Never doubt that a small group of thoughtful, committed citizens can change the world; indeed, it’s the only thing that ever has.” – Margaret Mead
Fifty years ago, in the same year that the first Earth Day launched the modern environmental movement, a small group of Amherst residents came together to form what would become Kestrel Land Trust. These local leaders, who also served on the Conservation Commission, saw the Amherst area begin to grow rapidly, and were alarmed that forests and farms were increasingly vulnerable to this new development pressure.
There was only so much the Town could do on its own. So, these passionate conservationists officially created The Kestrel Trust in December 1970 to support the Town’s efforts to protect its vital farms, forests, and riverways—to be the positive change they wanted to see in the world.
Kestrel’s founding mothers and fathers included Janet Dakin, Robert McClung, Charles Chase, Bradlee Gage, Robert Garrabrants, Dona Motts, Thomas Quarles, and William Sheldon. Over the next five decades, many more dedicated volunteers joined them and continued the work to save land for people and for wildlife throughout the Valley, in the place they all called home.
It was no surprise that, during those early years, letters to Kestrel’s supporters from Janet Dakin and later directors were addressed to “Dear Kestrel Family.” Caring for home and family—the places we share with the people and wildlife we love—has always been at the heart of what we do. It still is today and it will continue to be for decades to come.
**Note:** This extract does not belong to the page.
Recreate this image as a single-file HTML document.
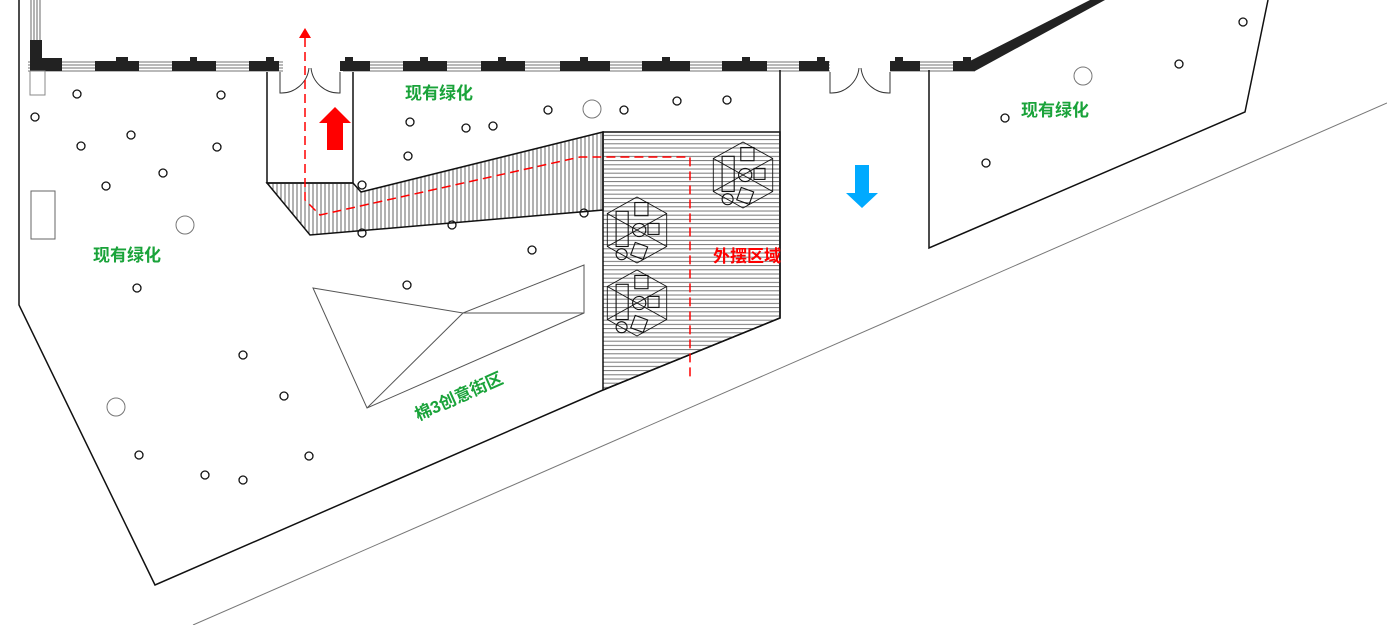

“So many people have been involved with Kestrel in these last five decades, and we want to honor you—the people who have come together to save forests and farms close to home,” said Kristin DeBoer, Kestrel’s Executive Director, who has worked with Kestrel for 20 of its 50 years.
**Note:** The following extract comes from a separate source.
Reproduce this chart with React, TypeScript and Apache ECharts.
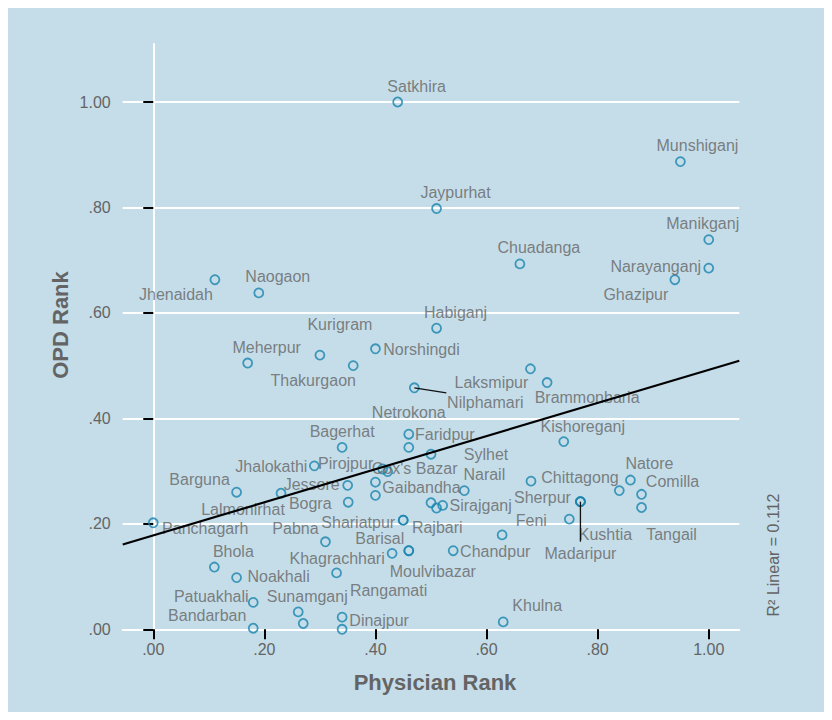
import React, { useEffect, useRef } from 'react';
import * as echarts from 'echarts';

const DISTRICTS = [
  'Satkhira', 'Munshiganj', 'Jaypurhat', 'Manikganj', 'Chuadanga', 'Narayanganj', 'Ghazipur', 'Jhenaidah',
  'Naogaon', 'Habiganj', 'Kurigram', 'Norshingdi', 'Meherpur', 'Thakurgaon', 'Laksmipur', 'Brammonbaria',
  'Nilphamari', 'Netrokona', 'Faridpur', 'Bagerhat', 'Kishoreganj', 'Sylhet', 'Narail', 'Jhalokathi',
  'Pirojpur', "Cox's Bazar", 'Gaibandha', 'Barguna', 'Jessore', 'Lalmonirhat', 'Bogra', 'Chittagong',
  'Natore', 'Comilla', 'Tangail', 'Sherpur', 'Kushtia', 'Madaripur', 'Feni', 'Sirajganj',
  'Panchagarh', 'Shariatpur', 'Rajbari', 'Pabna', 'Barisal', 'Khagrachhari', 'Moulvibazar', 'Chandpur',
  'Bhola', 'Noakhali', 'Rangamati', 'Patuakhali', 'Sunamganj', 'Bandarban', 'Dinajpur', 'Khulna',
];
const PHYSICIAN_RANK = [
  0.440, 0.949, 0.510, 1.000, 0.660, 1.000, 0.939, 0.111,
  0.190, 0.510, 0.300, 0.400, 0.170, 0.360, 0.679, 0.709,
  0.470, 0.460, 0.460, 0.340, 0.739, 0.500, 0.560, 0.290,
  0.413, 0.422, 0.400, 0.150, 0.350, 0.230, 0.351, 0.680,
  0.859, 0.879, 0.879, 0.769, 0.769, 0.769, 0.749, 0.521,
  0.000, 0.450, 0.450, 0.310, 0.460, 0.430, 0.460, 0.540,
  0.110, 0.150, 0.330, 0.180, 0.261, 0.180, 0.340, 0.630,
];
const OPD_RANK = [
  1.000, 0.887, 0.798, 0.739, 0.693, 0.685, 0.663, 0.663,
  0.638, 0.571, 0.520, 0.532, 0.505, 0.500, 0.494, 0.468,
  0.458, 0.370, 0.345, 0.345, 0.356, 0.332, 0.263, 0.310,
  0.304, 0.299, 0.279, 0.260, 0.273, 0.258, 0.241, 0.281,
  0.283, 0.256, 0.231, 0.242, 0.242, 0.242, 0.209, 0.235,
  0.202, 0.207, 0.207, 0.166, 0.149, 0.144, 0.149, 0.149,
  0.118, 0.098, 0.107, 0.051, 0.033, 0.002, 0.023, 0.014,
];
// points whose labels are hidden in the original
const UNLABELED_PHYSICIAN = [0.270, 0.340, 0.628, 0.500, 0.510, 0.400, 0.839];
const UNLABELED_OPD = [0.011, 0.000, 0.179, 0.240, 0.230, 0.254, 0.263];

const X_TICKS = [0, 0.2, 0.4, 0.6, 0.8, 1.0];
const Y_TICKS = [0, 0.2, 0.4, 0.6, 0.8, 1.0];
const X_RANGE = [-0.055, 1.055];
const Y_RANGE = [0, 1.11];

const FIT_INTERCEPT = 0.178;
const FIT_SLOPE = 0.314;
const R_SQUARED = 0.112;

// label placement (pixel offsets of label centre from the marker)
const LABEL_OFFSETS: Record<string, [number, number]> = {
  Satkhira: [19, -16], Munshiganj: [17, -16], Jaypurhat: [19, -16], Manikganj: [-6, -16],
  Chuadanga: [19, -16], Narayanganj: [-53, -2], Ghazipur: [-39, 15], Jhenaidah: [-39, 15],
  Naogaon: [19, -16], Habiganj: [19, -16], Kurigram: [20, -31], Norshingdi: [46, 1],
  Meherpur: [19, -16], Thakurgaon: [-40, 15], Laksmipur: [-39, 14], Brammonbaria: [40, 15],
  Nilphamari: [71, 15], Netrokona: [0, -22], Faridpur: [36, -13], Bagerhat: [0, -16],
  Kishoreganj: [19, -15], Sylhet: [55, 0], Narail: [20, -16], Jhalokathi: [-43, 1],
  Pirojpur: [-37, -6], "Cox's Bazar": [27, -3], Gaibandha: [46, 5], Barguna: [-37, -13],
  Jessore: [-36, -1], Lalmonirhat: [-38, 16], Bogra: [-38, 1], Chittagong: [49, -4],
  Natore: [19, -17], Comilla: [31, -13], Tangail: [30, 27], Sherpur: [-38, -4],
  Kushtia: [25, 33], Madaripur: [0, 52], Feni: [-38, 1], Sirajganj: [38, 0],
  Panchagarh: [52, 6], Shariatpur: [-45, 2], Rajbari: [34, 7], Pabna: [-30, -13],
  Barisal: [-29, -12], Khagrachhari: [-55, 5], Moulvibazar: [24, 21], Chandpur: [42, 1],
  Bhola: [19, -16], Noakhali: [42, -1], Rangamati: [52, 18], Patuakhali: [-42, -6],
  Sunamganj: [9, -15], Bandarban: [-46, -13], Dinajpur: [37, 3], Khulna: [34, -16],
};
// leader lines (pixel end offsets from the marker)
const LEADERS: Record<string, [number, number]> = {
  Nilphamari: [32, 5],
  Madaripur: [0, 40],
};

const FONT = '"Liberation Sans", Arial, sans-serif';
const TEXT_COLOR = '#646464';
const MARKER_COLOR = '#1a84ae';
const BG = '#c4dde9';

const fmt = (v: number) => {
  const s = v.toFixed(2);
  return s.startsWith('0') ? s.slice(1) : s;
};

export default function App() {
  const ref = useRef<HTMLDivElement>(null);
  useEffect(() => {
    if (!ref.current) return;
    const chart = echarts.init(ref.current, null, { renderer: 'svg' });

    const labeled = DISTRICTS.map((name, i) => ({
      name,
      value: [PHYSICIAN_RANK[i], OPD_RANK[i]],
      label: { offset: LABEL_OFFSETS[name] || [0, -16] },
    }));
    const unlabeled = UNLABELED_PHYSICIAN.map((x, i) => ({
      name: '',
      value: [x, UNLABELED_OPD[i]],
      label: { show: false },
    }));
    const leaderData = Object.keys(LEADERS).map((name) => {
      const i = DISTRICTS.indexOf(name);
      return [PHYSICIAN_RANK[i], OPD_RANK[i], LEADERS[name][0], LEADERS[name][1]];
    });
    const fitData = X_RANGE.map((x) => [x, FIT_INTERCEPT + FIT_SLOPE * x]);

    chart.setOption({
      animation: false,
      backgroundColor: BG,
      textStyle: { fontFamily: FONT },
      grid: { left: 114.7, top: 36, width: 616.6, height: 585.3, containLabel: false },
      xAxis: {
        type: 'value',
        min: X_RANGE[0],
        max: X_RANGE[1],
        name: 'Physician Rank',
        nameLocation: 'middle',
        nameGap: 42,
        nameTextStyle: { fontSize: 22, fontWeight: 'bold', color: TEXT_COLOR, fontFamily: FONT, padding: [0, 0, 0, 8] },
        axisLine: { show: true, lineStyle: { color: '#ffffff', width: 2 } },
        axisTick: { show: true, length: 10, customValues: X_TICKS, lineStyle: { color: '#000', width: 2 } },
        axisLabel: { customValues: X_TICKS, formatter: fmt, fontSize: 16, color: TEXT_COLOR, fontFamily: FONT, margin: 12 },
        splitLine: { show: false },
      },
      yAxis: {
        type: 'value',
        min: Y_RANGE[0],
        max: Y_RANGE[1],
        axisLine: { show: true, lineStyle: { color: '#ffffff', width: 2 } },
        axisTick: { show: true, length: 10, customValues: Y_TICKS, lineStyle: { color: '#000', width: 2 } },
        axisLabel: { customValues: Y_TICKS, formatter: fmt, fontSize: 16, color: TEXT_COLOR, fontFamily: FONT, margin: 12 },
        splitLine: { show: true, lineStyle: { color: '#ffffff', width: 2 } },
      },
      graphic: [
        {
          type: 'text',
          x: 52,
          y: 317,
          rotation: Math.PI / 2,
          style: {
            text: 'OPD Rank',
            fontSize: 22,
            fontWeight: 'bold',
            fill: TEXT_COLOR,
            fontFamily: FONT,
            align: 'center',
            verticalAlign: 'middle',
          },
        },
        {
          type: 'text',
          x: 765,
          y: 547,
          rotation: Math.PI / 2,
          style: {
            text: `R\u00B2 Linear = ${R_SQUARED.toFixed(3)}`,
            fontSize: 16,
            fill: TEXT_COLOR,
            fontFamily: FONT,
            align: 'center',
            verticalAlign: 'middle',
          },
        },
      ],
      series: [
        {
          type: 'scatter',
          z: 3,
          symbol: 'circle',
          symbolSize: 9,
          itemStyle: { color: 'rgba(0,0,0,0)', borderColor: MARKER_COLOR, borderWidth: 1.8 },
          label: {
            show: true,
            position: 'inside',
            formatter: '{b}',
            fontSize: 16,
            color: TEXT_COLOR,
            fontFamily: FONT,
          },
          emphasis: { disabled: true },
          data: [...labeled, ...unlabeled],
        },
        {
          type: 'custom',
          z: 4,
          silent: true,
          renderItem: (_p: any, api: any) => {
            const p = api.coord([api.value(0), api.value(1)]);
            return {
              type: 'line',
              shape: { x1: p[0], y1: p[1], x2: p[0] + api.value(2), y2: p[1] + api.value(3) },
              style: { stroke: '#111', lineWidth: 1.3 },
            };
          },
          encode: { x: 0, y: 1 },
          data: leaderData,
        },
        {
          type: 'line',
          z: 6,
          symbol: 'none',
          silent: true,
          lineStyle: { color: '#000', width: 2.2 },
          data: fitData,
        },
      ],
    });
    return () => chart.dispose();
  }, []);
  return <div ref={ref} style={{ width: 816, height: 704 }} />;
}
“Although we are heartbroken not to be able celebrate this milestone in person due to the pandemic, we invite residents throughout the Valley to be part of a virtual commemoration of land conservation. This fall, we’ll be looking back at what everyone in the ‘Kestrel family’—our members, landowners, and partners—have made possible. And, we’ll look ahead to the places we can save, together, over the next 50 years for urban, rural, and suburban communities across the Valley.”
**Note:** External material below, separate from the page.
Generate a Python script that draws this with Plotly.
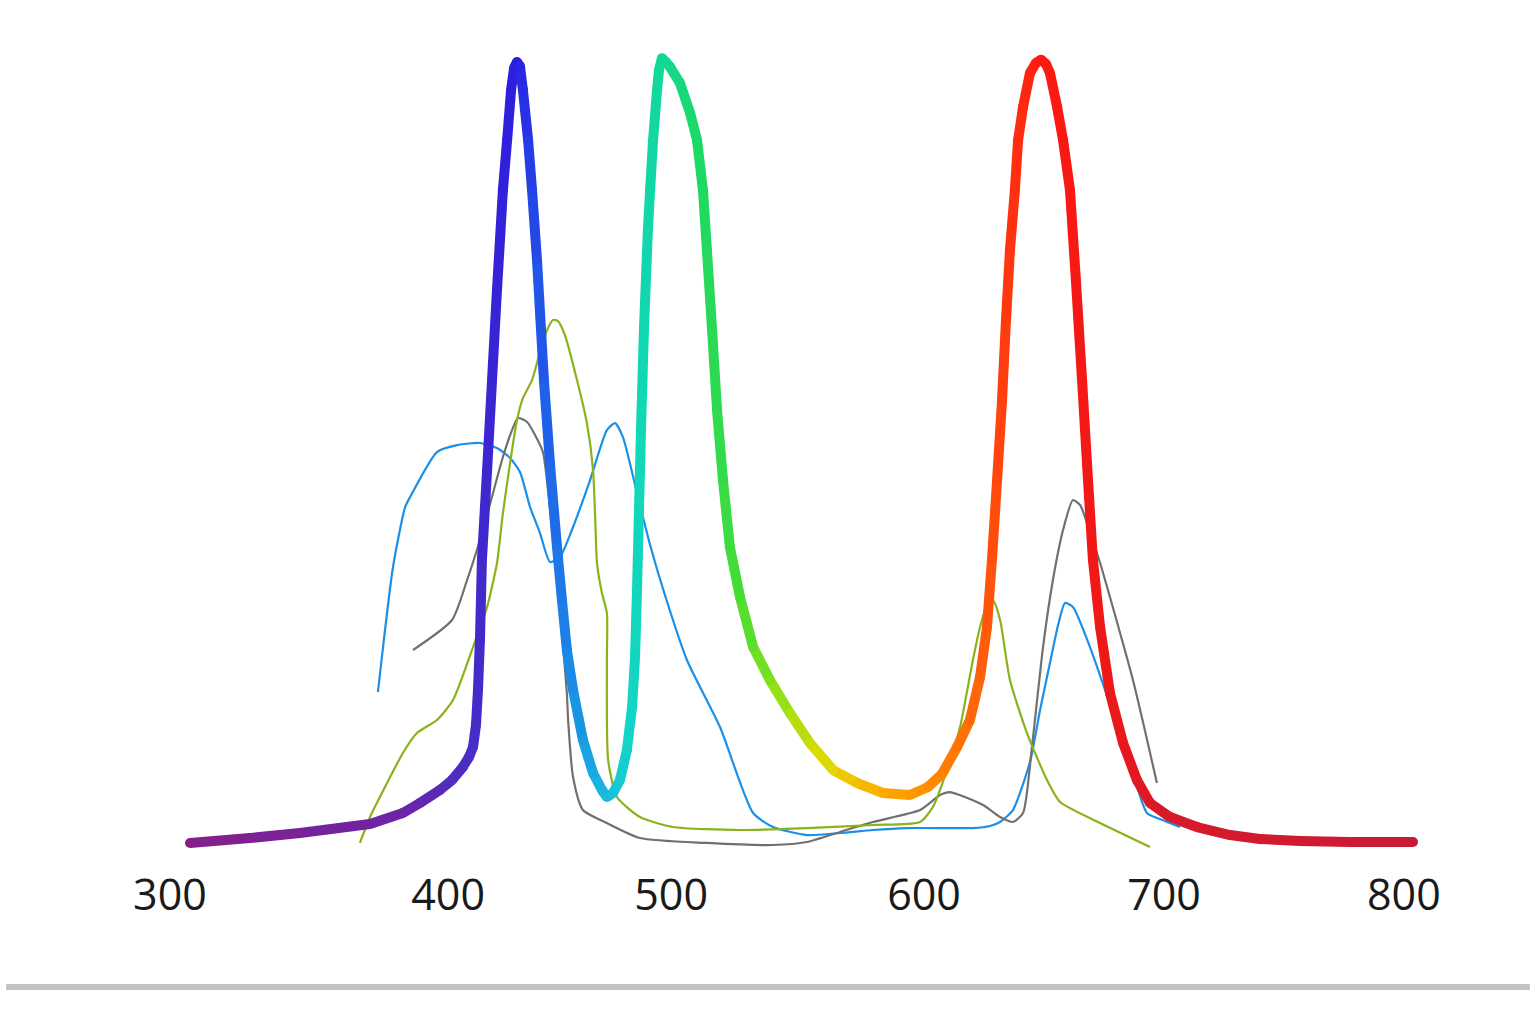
import numpy as np
import plotly.graph_objects as go

# ---------------- data (wavelength-like axis units, relative intensity) ----------------
main_x = [308.1, 332.4, 352.6, 381.0, 394.3, 401.2, 409.3, 414.2, 418.6, 421.1, 422.7, 423.9,
          424.7, 425.5, 426.3, 428.4, 430.4, 432.4, 433.6, 434.8, 436.5, 438.1, 439.3, 440.5,
          441.7, 442.9, 445.0, 446.6, 448.6, 451.4, 453.9, 456.7, 458.7, 460.7, 463.2, 467.2,
          471.3, 474.9, 476.9, 479.4, 482.2, 485.0, 487.1, 488.3, 489.1, 489.9, 490.7, 491.9,
          493.5, 494.4, 495.6, 497.2, 498.0, 499.2, 500.8, 502.5, 506.5, 510.6, 513.4, 515.8,
          517.4, 519.5, 521.5, 523.9, 526.7, 530.8, 536.1, 542.9, 551.0, 559.1, 568.5, 578.2,
          588.7, 599.6, 606.9, 612.6, 618.7, 623.9, 628.0, 630.8, 632.8, 634.9, 636.9, 638.5,
          640.1, 642.1, 643.4, 645.4, 648.2, 650.6, 652.7, 654.7, 656.3, 659.2, 661.6, 664.4,
          666.8, 669.3, 671.7, 673.7, 676.6, 680.6, 685.9, 691.5, 696.8, 704.9, 715.8, 729.2,
          741.3, 757.5, 777.8, 803.3]
main_y = [0.64, 1.27, 1.91, 3.05, 4.45, 5.73, 7.38, 8.65, 10.31, 11.58, 12.85, 15.65,
          20.10, 26.46, 36.64, 48.09, 59.54, 70.99, 77.36, 83.72, 90.08, 96.44, 99.24, 100.0,
          99.49, 96.44, 90.08, 83.72, 74.81, 59.54, 48.73, 38.30, 31.55, 25.19, 20.10, 13.74,
          9.54, 7.38, 6.49, 7.00, 8.65, 12.47, 17.94, 24.30, 32.83, 43.00, 53.18, 65.91,
          78.63, 83.72, 90.08, 96.44, 98.98, 100.5, 100.0, 99.37, 97.33, 93.51, 90.08, 83.72,
          76.08, 65.91, 55.73, 46.82, 38.30, 31.93, 25.57, 21.37, 17.18, 13.36, 9.92, 8.27,
          7.00, 6.74, 7.76, 9.42, 12.85, 16.29, 21.76, 28.12, 36.64, 46.82, 57.00, 67.18,
          76.08, 83.72, 90.08, 94.28, 98.60, 99.88, 100.3, 99.75, 98.60, 94.28, 90.08, 83.72,
          72.27, 59.54, 46.82, 36.64, 28.12, 19.72, 13.36, 8.65, 5.73, 3.94, 2.67, 1.65,
          1.15, 0.89, 0.76, 0.76]

blue_x = [384.2, 390.3, 395.2, 397.2, 408.1, 416.2, 425.5, 432.4, 437.7, 441.7, 445.8, 449.8,
          453.9, 457.9, 463.2, 470.1, 476.9, 480.2, 483.4, 489.1, 494.4, 500.4, 509.3, 522.7,
          536.1, 544.2, 557.9, 571.3, 584.6, 598.4, 625.1, 632.0, 636.1, 641.3, 648.2, 652.3,
          656.3, 659.6, 662.4, 665.6, 672.5, 681.8, 689.9, 695.6, 702.9, 709.0]
blue_y = [19.85, 35.75, 43.38, 44.65, 50.38, 51.27, 51.53, 50.89, 49.62, 47.84, 43.38, 40.08,
          36.39, 37.02, 40.84, 46.82, 53.18, 54.07, 52.29, 45.17, 38.55, 32.19, 23.92, 15.39,
          4.45, 2.67, 1.65, 1.91, 2.29, 2.54, 2.54, 2.80, 3.31, 4.83, 10.94, 17.56,
          23.54, 28.37, 31.17, 30.66, 25.57, 17.18, 9.54, 4.45, 3.44, 2.67]

gray_x = [398.4, 414.2, 420.3, 425.5, 430.8, 434.8, 438.5, 440.9, 444.6, 447.8, 451.0, 454.7,
          457.9, 460.7, 461.2, 463.2, 467.2, 476.9, 490.3, 517.4, 544.2, 557.9, 571.3, 584.6,
          603.7, 611.8, 615.8, 629.2, 636.1, 641.3, 645.4, 649.0, 653.5, 657.5, 661.6, 665.6,
          668.5, 671.3, 676.6, 689.9, 699.6]
gray_y = [25.19, 29.01, 34.10, 39.19, 45.17, 49.75, 53.18, 54.71, 54.20, 52.55, 50.38, 40.46,
          30.28, 19.72, 16.29, 9.03, 4.83, 3.18, 1.27, 0.64, 0.38, 0.76, 2.04, 3.31,
          4.83, 6.74, 7.12, 5.47, 3.94, 3.31, 4.45, 12.85, 25.57, 34.10, 40.46, 44.28,
          43.64, 41.35, 36.26, 21.37, 8.27]

olive_x = [376.9, 381.0, 387.9, 394.3, 400.0, 408.1, 414.6, 422.7, 428.4, 432.4, 434.8, 437.7,
           440.5, 442.9, 446.6, 449.8, 452.7, 455.1, 457.1, 459.9, 464.8, 468.8, 471.3, 472.1,
           472.9, 474.9, 476.9, 476.9, 477.4, 481.0, 490.3, 503.7, 530.8, 557.9, 584.6, 603.7,
           608.9, 614.6, 619.9, 625.1, 628.0, 631.2, 633.2, 636.1, 640.1, 647.0, 655.1, 660.4,
           676.6, 696.8]
olive_y = [0.64, 3.94, 8.27, 12.09, 14.63, 16.29, 18.83, 25.57, 30.66, 36.26, 42.62, 48.98,
           54.45, 57.25, 59.54, 63.10, 65.91, 67.18, 67.05, 65.27, 59.54, 54.07, 48.09, 42.62,
           36.26, 32.44, 29.90, 23.92, 11.20, 6.49, 3.94, 2.67, 2.29, 2.54, 2.93, 3.31,
           5.22, 9.92, 15.39, 23.92, 28.12, 31.17, 31.55, 29.01, 21.37, 14.63, 8.65, 5.85,
           3.18, 0.13]

tick_vals = [300, 412.6, 502.9, 605.3, 702.5, 799.6]
tick_text = ["300", "400", "500", "600", "700", "800"]

# ---------------- styles ----------------
grad_pos = [308.1, 393.1, 421.5, 433.6, 440.5, 449.8, 462.0, 474.1, 486.3, 499.2, 514.6,
            530.8, 551.0, 567.2, 583.4, 603.7, 628.0, 640.1, 652.3, 676.6, 700.9, 803.3]
grad_col = ["#862088", "#6b25a8", "#4a2ec4", "#3422d8", "#2a1ee2", "#2255e8", "#1a8ae6",
            "#1ab4e0", "#12d6c8", "#12d894", "#1cd864", "#48de30", "#a8e010", "#e6d800",
            "#f8b400", "#ff9400", "#ff6208", "#ff3410", "#ff1a10", "#f01818", "#d81a28",
            "#c81a38"]
THICK = 10
THIN = 2.2


def hex2rgb(h):
    h = h.lstrip("#")
    return [int(h[i:i + 2], 16) for i in (0, 2, 4)]


grad_rgb = np.array([hex2rgb(c) for c in grad_col], dtype=float)


def color_at(u):
    r = np.interp(u, grad_pos, grad_rgb[:, 0])
    g = np.interp(u, grad_pos, grad_rgb[:, 1])
    b = np.interp(u, grad_pos, grad_rgb[:, 2])
    return "rgb(%d,%d,%d)" % (round(r), round(g), round(b))


fig = go.Figure()

for xs, ys, col in [(blue_x, blue_y, "#1a90e8"), (gray_x, gray_y, "#707070"),
                    (olive_x, olive_y, "#8ab21c")]:
    fig.add_trace(go.Scatter(x=xs, y=ys, mode="lines",
                             line=dict(color=col, width=THIN, shape="spline", smoothing=0.6),
                             hoverinfo="skip"))

for i in range(len(main_x) - 1):
    mid = 0.5 * (main_x[i] + main_x[i + 1])
    fig.add_trace(go.Scatter(x=[main_x[i], main_x[i + 1]], y=[main_y[i], main_y[i + 1]],
                             mode="lines", line=dict(color=color_at(mid), width=THICK),
                             hoverinfo="skip"))

fig.add_trace(go.Scatter(x=main_x, y=main_y, mode="markers",
                         marker=dict(size=THICK, color=[color_at(u) for u in main_x],
                                     line=dict(width=0)),
                         hoverinfo="skip"))

fig.add_shape(type="line", xref="paper", yref="paper", x0=0.004, x1=0.996,
              y0=-0.1397, y1=-0.1397, line=dict(color="#c4c4c4", width=6))

fig.update_layout(
    width=1536, height=1024,
    margin=dict(l=0, r=0, t=0, b=158),
    paper_bgcolor="white", plot_bgcolor="white",
    showlegend=False,
    xaxis=dict(range=[231.17, 853.1], tickvals=tick_vals, ticktext=tick_text,
               showgrid=False, zeroline=False, showline=False, ticks="",
               tickfont=dict(family="Open Sans", size=43, color="#1a1a1a")),
    yaxis=dict(range=[-2.29, 107.9], visible=False),
)

fig.write_html("out.html")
This month, we are kicking off our 50th anniversary online with R. Michelson Galleries’ virtual exhibit, Forests, Farms, and Riverways: 50 Years of Kestrel Land Trust. For generations, artists and their work have played a critical role in inspiring people to care about the future of our land. The works in this exhibit celebrate this connection and our shared love of the land. Kestrel is grateful to the artists and gallery for supporting our continued efforts to conserve the Pioneer Valley with proceeds from the sale of artworks from this show.
Help Kestrel Commemorate 50 Years of Conserving the Valley You Love!
Share your favorite stories, experiences, or memories of the land in the Valley or share your wishes for the next 50 years! Your contribution can be a story or a few sentences, a special photo of a memorable experience, or a short video message. We will collect and share them online as part of our 50th commemoration in December.
As we look ahead to the next 50 years, we know that saving our forests, farms, and trails for everyone in every community is more important than ever in this changing world. We are grateful that we can count on you—our Kestrel family—to help create a sustainable and healthy future for all in the Valley we love.